Alan Dressler

Carnegie Institution for Science


Primary Section: 12, Astronomy
Membership Type:
Member (elected 1996)

Research Interests

I am an observational astronomer whose principal area of research is the formation and evolution of galaxies studying the structure and star populations of distant galaxies. I use large telescopes to study the structure and star populations of distant galaxies. In early research I demonstrated, by studying galaxies in dense associations called "clusters," that both birth conditions and the later environment play a role in determining a galaxy's destiny. Currently, I am using a relatively new technique of investigating galaxy evolution directly by using the Hubble Space Telescope to take pictures of clusters of galaxies at distances of 4 to 5 billion light years to study the evolution of galaxy structure and morphology over this stretch of cosmic time.

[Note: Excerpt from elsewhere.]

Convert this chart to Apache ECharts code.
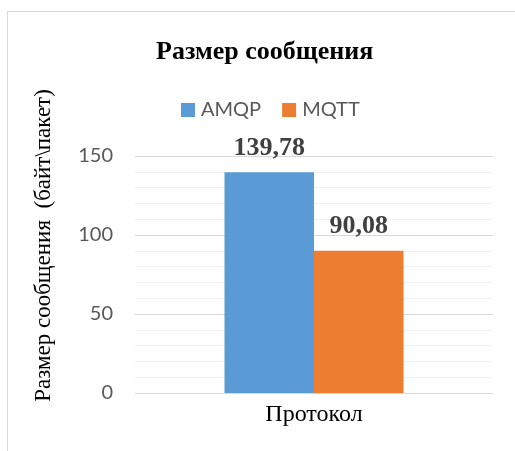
<!DOCTYPE html>
<html><head><meta charset="utf-8">
<script src="https://cdn.jsdelivr.net/npm/echarts@6/dist/echarts.min.js"></script>
<style>html,body{margin:0;padding:0;background:#fff}#c{width:515px;height:451px}</style>
</head><body><div id="c"></div>
<script>
const categories = ['Протокол'];
const seriesNames = ['AMQP', 'MQTT'];
const amqpValues = [139.78];
const mqttValues = [90.08];
const colors = ['#5B9BD5', '#ED7D31'];

const SERIF = 'Liberation Serif';
const SANS = 'Lato';
const chart = echarts.init(document.getElementById('c'));
const labelStyle = {
  show: true, position: 'top', distance: 11,
  fontFamily: SERIF, fontWeight: 'bold', fontSize: 26, color: '#404040',
  formatter: p => p.value.toFixed(2).replace('.', ',')
};
chart.setOption({
  animation: false,
  graphic: [{type: 'rect', shape: {x: 7.5, y: 11.5, width: 600, height: 600},
    style: {fill: 'none', stroke: '#d9d9d9', lineWidth: 1}, z: -10}],
  title: {
    text: 'Размер сообщения', left: 151, top: 34,
    textStyle: {fontFamily: SERIF, fontWeight: 'bold', fontSize: 26, color: '#000'}
  },
  legend: {
    data: seriesNames, top: 95, left: 176, itemWidth: 14, itemHeight: 14, itemGap: 21,
    icon: 'rect',
    textStyle: {fontFamily: SANS, fontSize: 20, color: '#595959', padding: [0,0,0,1]}
  },
  grid: {left: 135, right: 22, top: 156, bottom: 58},
  xAxis: {
    type: 'category', data: categories,
    axisLine: {lineStyle: {color: '#d9d9d9'}}, axisTick: {show: false},
    axisLabel: {fontFamily: SERIF, fontSize: 24, color: '#000', margin: 10}
  },
  yAxis: {
    type: 'value', min: 0, max: 150, interval: 50,
    name: 'Размер сообщения  (байт\\пакет)', nameLocation: 'middle', nameGap: 80, nameRotate: 90,
    nameTextStyle: {fontFamily: SERIF, fontSize: 23, color: '#000', padding: [0, 0, 0, 58]},
    axisLine: {show: false}, axisTick: {show: false},
    axisLabel: {fontFamily: SANS, fontSize: 20, color: '#595959', margin: 22},
    splitLine: {lineStyle: {color: '#d9d9d9', width: 1}},
    minorTick: {show: false, splitNumber: 5},
    minorSplitLine: {show: true, lineStyle: {color: '#f0f0f0', width: 1}}
  },
  series: [
    {name: seriesNames[0], type: 'bar', data: amqpValues, barWidth: '25%', barGap: '0%', itemStyle: {color: colors[0]}, label: labelStyle},
    {name: seriesNames[1], type: 'bar', data: mqttValues, barWidth: '25%', barGap: '0%', itemStyle: {color: colors[1]}, label: labelStyle}
  ]
});
</script></body></html>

I was a principal contributor to a study of how uniform the expansion of the Universe is in our galactic neighborhood. This research led to the identification of the "great attractor," an enormous concentration of galaxies and invisible matter whose gravity appears to be pulling our Milky Way galaxy and its neighbors. Observations like these are relevant to understanding how galaxies and clusters formed from the once-smooth early Universe. I recently led a study that investigated the possible directions for space science in the coming decades, leading to a new effort to build a next-generation space telescope.